Tertio, pour s’insérer dans la logistique urbaine, adopter une approche multidimensionnelle est indispensable. Cela consiste à investir dans l’immobilier logistique adapté aux nouveaux besoins du retail, tout en explorant des partenariats avec des entreprises technologiques pour optimiser le traitement des flux au sein des hubs logistiques. Répondre aux besoins d’omnicanalité des distributeurs est également impératif. A ce titre, investir dans des infrastructures adaptées et des technologies avancées (comme le RFID et la robotisation) pour soutenir les initiatives de ship-from-store des groupes et enseignes de distribution est indispensable.

Enfin, la France s’oriente vers une ré-industrialisation, avec des défis à relever comme la complexité administrative pour la construction de tels sites et la disponibilité foncière.
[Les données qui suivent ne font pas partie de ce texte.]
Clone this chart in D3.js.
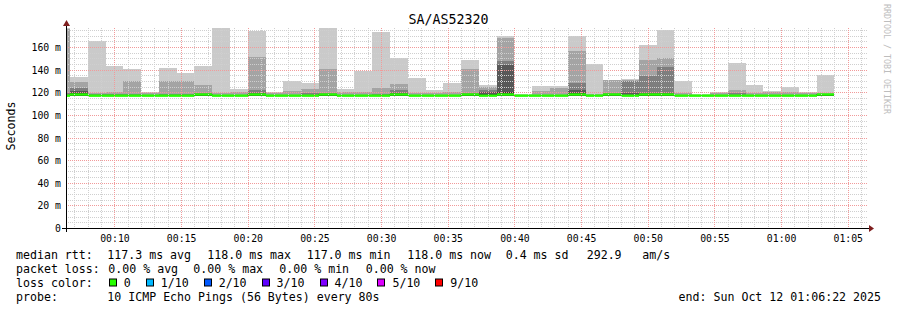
<!DOCTYPE html>
<html>
<head>
<meta charset="utf-8">
<script src="https://cdn.jsdelivr.net/npm/d3@7"></script>
<style>
  html, body { margin: 0; padding: 0; background: #fff; }
  text { font-family: "DejaVu Sans Mono", monospace; white-space: pre; }
</style>
</head>
<body>
<svg id="chart" width="897" height="310"></svg>
<script>
// time window and slots (rrd step 80s)
const windowStart = "2025-10-12T00:06:22Z";
const windowEnd = "2025-10-12T01:06:22Z";
const firstSlot = "2025-10-12T00:05:20Z";
const stepSeconds = 80;

// sorted pings per slot (ms)
const medianRtt = [117, 118, 117, 117, 117, 117, 117, 117, 118, 117, 117, 118, 117, 117, 117, 118, 117, 117, 117, 118, 117, 117, 117, 118,
  117, 118, 117, 117, 117, 118, 117, 118, 117, 118, 118, 117, 117, 117, 117, 117, 117, 117, 117, 118];
const maxRtt = [180, 133.2, 165.3, 143.5, 140.6, 120.5, 141.5, 137.3, 143.5, 180, 122.9, 174.2, 120.2, 130.0, 128.5, 180, 122.6, 139.1,
  173.3, 150.0, 132.6, 122.0, 128.2, 148.5, 126.4, 169.8, 118.8, 125.8, 125.8, 169.8, 145.0, 131.2, 131.7, 161.8, 175.1, 130.0, 118.3,
  120.2, 145.9, 126.4, 121.1, 124.7, 120.5, 135.3];
const ping9 = [176.0, 129.1, 119.5, 120.0, 130.0, 119.0, 130.0, 130.0, 126.4, 119.0, 120.5, 151.2, 119.0, 121.0, 122.6, 140.6, 119.8, 120.2,
  123.8, 127.3, 119.5, 119.0, 120.5, 140.6, 124.4, 168.0, 118.0, 121.1, 123.5, 156.5, 118.5, 130.9, 130.5, 148.5, 150.3, 119.0, 117.8,
  119.0, 122.0, 119.0, 120.0, 120.2, 119.0, 119.0];
const ping8 = [119.0, 123.8, 118.5, 118.5, 118.8, 118.0, 118.5, 118.5, 119.0, 118.0, 118.0, 122.0, 118.0, 118.0, 119.0, 119.1, 118.0, 118.0,
  118.5, 122.0, 118.0, 118.0, 118.0, 119.0, 122.0, 147.7, 117.8, 118.0, 118.0, 128.2, 118.0, 119.0, 130.0, 134.4, 142.4, 118.0, 117.6,
  118.0, 119.0, 118.0, 118.0, 118.0, 118.0, 118.0];
const ping7 = [118.0, 121.4, 118.0, 118.0, 118.0, 117.8, 118.0, 118.0, 118.5, 117.8, 117.8, 119.0, 117.8, 117.8, 118.0, 118.5, 117.8, 117.8,
  117.8, 119.0, 117.8, 117.8, 117.8, 118.5, 120.2, 144.1, 117.5, 117.8, 117.8, 122.0, 117.8, 118.5, 119.0, 119.0, 119.0, 117.8, 117.5,
  117.8, 118.0, 117.8, 117.8, 117.8, 117.8, 117.8];
const ping6 = [117.8, 119.0, 117.8, 117.8, 117.8, 117.6, 117.8, 117.8, 118.2, 117.5, 117.5, 118.5, 117.5, 117.5, 117.5, 118.2, 117.5, 117.5,
  117.5, 118.5, 117.5, 117.5, 117.5, 118.2, 118.5, 120.0, 117.3, 117.5, 117.5, 119.0, 117.5, 118.2, 118.0, 118.5, 118.5, 117.5, 117.3,
  117.5, 117.5, 117.5, 117.5, 117.5, 117.5, 117.5];
const minRtt = [116.8, 116.9, 116.7, 116.8, 116.8, 116.7, 116.8, 116.8, 116.9, 116.7, 116.8, 116.9, 116.7, 116.8, 116.8, 116.9, 116.7, 116.8,
  116.8, 116.9, 116.7, 116.8, 116.8, 116.9, 116.6, 116.9, 116.7, 116.8, 116.8, 116.9, 116.7, 116.9, 116.8, 116.9, 116.9, 116.7, 116.8,
  116.8, 116.7, 116.8, 116.8, 116.7, 116.8, 116.9];

const yTickValues = [0, 20, 40, 60, 80, 100, 120, 140, 160];
const yTickLabels = ["0", "20 m", "40 m", "60 m", "80 m", "100 m", "120 m", "140 m", "160 m"];
const yMax = 176.8;

const lossLabels = ["0", "1/10", "2/10", "3/10", "4/10", "5/10", "9/10"];
const lossColors = ["#26ff00", "#00b8ff", "#0059ff", "#5e00ff", "#7e00ff", "#dd00ff", "#ff0000"];
const smokeColors = ["#cacaca", "#a4a4a4", "#7e7e7e", "#585858", "#323232"];

const rttItems = ["median rtt:", "117.3 ms avg", "118.0 ms max", "117.0 ms min", "118.0 ms now", "0.4 ms sd", "292.9", "am/s"];
const lossItems = ["packet loss:", "0.00 % avg", "0.00 % max", "0.00 % min", "0.00 % now"];
const probeItems = ["probe:", "10 ICMP Echo Pings (56 Bytes) every 80s"];
const lossColorTitle = "loss color:";
const endLabel = "end: Sun Oct 12 01:06:22 2025";

// ---- layout
const svg = d3.select("#chart");
const W = 897, H = 310;
const plotLeft = 66, plotRight = 866, plotTop = 28, plotBottom = 228;

svg.append("rect").attr("width", W).attr("height", H).attr("fill", "#fff");

const x = d3.scaleUtc().domain([new Date(windowStart), new Date(windowEnd)]).range([plotLeft, plotRight]);
const y = d3.scaleLinear().domain([0, yMax]).range([plotBottom, plotTop]);

const slots = medianRtt.map((m, i) => {
  const t0 = new Date(+new Date(firstSlot) + i * stepSeconds * 1000);
  const t1 = new Date(+t0 + stepSeconds * 1000);
  return { t0, t1, median: m, min: minRtt[i], tops: [maxRtt[i], ping9[i], ping8[i], ping7[i], ping6[i]] };
});

svg.append("clipPath").attr("id", "plotclip")
  .append("rect").attr("x", plotLeft).attr("y", plotTop).attr("width", plotRight - plotLeft).attr("height", plotBottom - plotTop);

// ---- smoke
const plot = svg.append("g").attr("clip-path", "url(#plotclip)");
smokeColors.forEach((col, k) => {
  plot.append("g").selectAll("rect").data(slots).join("rect")
    .attr("x", d => Math.round(x(d.t0)))
    .attr("width", d => Math.round(x(d.t1)) - Math.round(x(d.t0)))
    .attr("y", d => y(d.tops[k]))
    .attr("height", d => Math.max(0, y(d.min) - y(d.tops[k])))
    .attr("fill", col)
    .attr("shape-rendering", "crispEdges");
});

// ---- grid
const grid = svg.append("g").attr("shape-rendering", "crispEdges");
const minorY = d3.range(5, yMax, 5).filter(v => v % 20 !== 0);
const majorY = yTickValues.filter(v => v > 0);
const minorX = d3.utcMinute.every(1).range(x.domain()[0], x.domain()[1]).filter(t => t.getUTCMinutes() % 5 !== 0);
const majorX = d3.utcMinute.every(5).range(x.domain()[0], x.domain()[1]);

grid.selectAll(".gy").data(minorY).join("line")
  .attr("x1", plotLeft).attr("x2", plotRight + 2)
  .attr("y1", d => Math.round(y(d)) + 0.5).attr("y2", d => Math.round(y(d)) + 0.5)
  .attr("stroke", "#cfcfcf").attr("stroke-dasharray", "1,1");
grid.selectAll(".gx").data(minorX).join("line")
  .attr("x1", d => Math.round(x(d)) + 0.5).attr("x2", d => Math.round(x(d)) + 0.5)
  .attr("y1", plotTop).attr("y2", plotBottom)
  .attr("stroke", "#cfcfcf").attr("stroke-dasharray", "1,1");
grid.selectAll(".my").data(majorY).join("line")
  .attr("x1", plotLeft).attr("x2", plotRight + 2)
  .attr("y1", d => Math.round(y(d)) + 0.5).attr("y2", d => Math.round(y(d)) + 0.5)
  .attr("stroke", "#f19a9a").attr("stroke-dasharray", "1,1");
grid.selectAll(".mx").data(majorX).join("line")
  .attr("x1", d => Math.round(x(d)) + 0.5).attr("x2", d => Math.round(x(d)) + 0.5)
  .attr("y1", plotTop).attr("y2", plotBottom)
  .attr("stroke", "#f19a9a").attr("stroke-dasharray", "1,1");

// ---- median line and loss coloured band
const stepLine = d3.line().curve(d3.curveStepAfter).x(d => x(d[0])).y(d => y(d[1]));
const pts = slots.map(d => [d.t0, d.median]);
pts.push([slots[slots.length - 1].t1, slots[slots.length - 1].median]);
plot.append("path").attr("d", stepLine(pts))
  .attr("fill", "none").attr("stroke", "#202020").attr("stroke-width", 1);

const swidth = yMax / (plotBottom - plotTop);
plot.append("g").selectAll("rect").data(slots).join("rect")
  .attr("x", d => Math.round(x(d.t0)))
  .attr("width", d => Math.round(x(d.t1)) - Math.round(x(d.t0)))
  .attr("y", d => y(d.median + swidth * 1.2))
  .attr("height", d => y(d.median - swidth * 1.2) - y(d.median + swidth * 1.2))
  .attr("fill", lossColors[0]);

// ---- axes
const axis = svg.append("g").attr("shape-rendering", "crispEdges");
axis.append("line").attr("x1", 62).attr("x2", plotRight + 3).attr("y1", plotBottom + 0.5).attr("y2", plotBottom + 0.5).attr("stroke", "#000");
axis.append("line").attr("x1", plotLeft + 0.5).attr("x2", plotLeft + 0.5).attr("y1", 24).attr("y2", plotBottom + 4).attr("stroke", "#000");
svg.append("path").attr("d", `M${plotLeft - 3},${plotTop - 2}L${plotLeft + 4},${plotTop - 2}L${plotLeft + 0.5},${plotTop - 8}Z`).attr("fill", "#7f1f1f");
svg.append("path").attr("d", `M${plotRight + 3},${plotBottom - 3}L${plotRight + 3},${plotBottom + 4}L${plotRight + 8},${plotBottom + 0.5}Z`).attr("fill", "#7f1f1f");

svg.append("g").selectAll("text").data(majorX).join("text")
  .attr("x", d => x(d) + 0.5).attr("y", plotBottom + 14)
  .attr("text-anchor", "middle").attr("font-size", "9.8px").attr("fill", "#000")
  .text(d => d3.utcFormat("%H:%M")(d));

svg.append("g").selectAll("text").data(yTickValues).join("text")
  .attr("x", 61).attr("y", d => y(d) + 4)
  .attr("text-anchor", "end").attr("font-size", "9.8px").attr("fill", "#000")
  .text((d, i) => yTickLabels[i]);

// ---- titles
svg.append("text").attr("x", 448.5).attr("y", 24).attr("text-anchor", "middle")
  .attr("font-size", "13.3px").attr("fill", "#000").text("SA/AS52320");
svg.append("text").attr("transform", "translate(15,126) rotate(-90)").attr("text-anchor", "middle")
  .attr("font-size", "11.6px").attr("fill", "#000").text("Seconds");
svg.append("text").attr("transform", "translate(884,4) rotate(90)")
  .attr("font-size", "8.3px").attr("fill", "#bdbdbd").text("RRDTOOL / TOBI OETIKER");

// ---- legend (rrdtool places each item on its own)
const legend = svg.append("g").attr("font-size", "11.6px").attr("fill", "#000");
const rowY = i => 258.5 + i * 14;
const rttX = [16, 107.3, 207.3, 306.7, 407.3, 505.7, 586.7, 642.3];
const lossX = [16, 108.3, 193.3, 279.3, 365.7];
const probeX = [16, 107.3];

[[rttItems, rttX], [lossItems, lossX], [[lossColorTitle], [16]], [probeItems, probeX]].forEach(([items, xs], r) => {
  legend.append("g").selectAll("text").data(items).join("text")
    .attr("x", (d, i) => xs[i]).attr("y", rowY(r)).text(d => d);
});
legend.append("text").attr("x", 881).attr("y", rowY(3)).attr("text-anchor", "end").text(endLabel);

const probe = legend.append("text").attr("x", -100).attr("y", -100).text("0123456789");
const charW = probe.node().getComputedTextLength() / 10;
probe.remove();

let cx = 16 + charW * 13 + 2;
lossLabels.forEach((lab, i) => {
  legend.append("rect").attr("x", Math.round(cx) + 0.5).attr("y", rowY(2) - 7.5).attr("width", 7).attr("height", 7)
    .attr("fill", lossColors[i]).attr("stroke", "#000").attr("stroke-width", 1);
  const t = legend.append("text").attr("x", cx + 15).attr("y", rowY(2)).text(lab);
  cx = cx + 15 + t.node().getComputedTextLength() + 15;
});
</script>
</body>
</html>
Malgré tout, ce mouvement est un véritable relais de croissance pour les professionnels de l’immobilier logistique. En vue de la ré-industrialisation et des exigences croissantes de secteurs clients comme les distributeurs, travailler étroitement avec les décideurs locaux pour déverrouiller les freins autour de la construction de nouveaux hubs logistiques est une piste à creuser.

Comment va s’organiser demain le paysage concurrentiel de la filière ?

Vincent Desruelles : La filière de l’immobilier logistique s’articule autour d’une trentaine de groupes majeurs. Parmi ces figures de proue, on note une prépondérance de spécialistes à la notoriété bien établie tels qu’Argan, Barjane, Prologis et Segro. Si certains se positionnent comme des gestionnaires investisseurs et développeurs, d’autres exercent un unique métier (promoteur ou contractant général). Les acteurs français se caractérisent aussi par une forte empreinte internationale.

En particulier, les géants du secteur ont des moyens très importants pour financer leur développement sur le territoire. Ils ont été rejoints récemment par le groupe Panattoni. Parallèlement, des sociétés de gestion internationales comme Blackstone, Carlyle et JP Morgan AM sont également actives dans ce secteur en France. Pour rester compétitif sur la scène internationale, les entreprises françaises doivent investir dans la R&D et l’innovation.

La création d’alliances entre investisseurs et développeurs pour échanger des compétences et accéder à de nouveaux marchés semble aussi une piste à explorer. La complexité croissante du secteur logistique et ses multiples enjeux pousse les clients à se tourner de préférence vers des entreprises « expertes » des entrepôts ou hubs logistiques. La mutualisation des compétences peut aussi s’envisager. Avec des projets industriels d’envergure prévus en France (batteries électriques ou production d’hydrogène vert par exemple), une forte demande en surfaces d’entrepôts est anticipée. Cela pourrait renforcer la concurrence sur ce segment, faire émerger des spécialisations, et potentiellement entraîner des fusions-acquisitions ou l’arrivée de nouveaux acteurs internationaux sur le marché.

Dans les régions à fort potentiel industriel, une stratégie solide d’acquisition de terrains et de développement d’infrastructures adaptées pourrait permettre aux entreprises de faire la course en tête.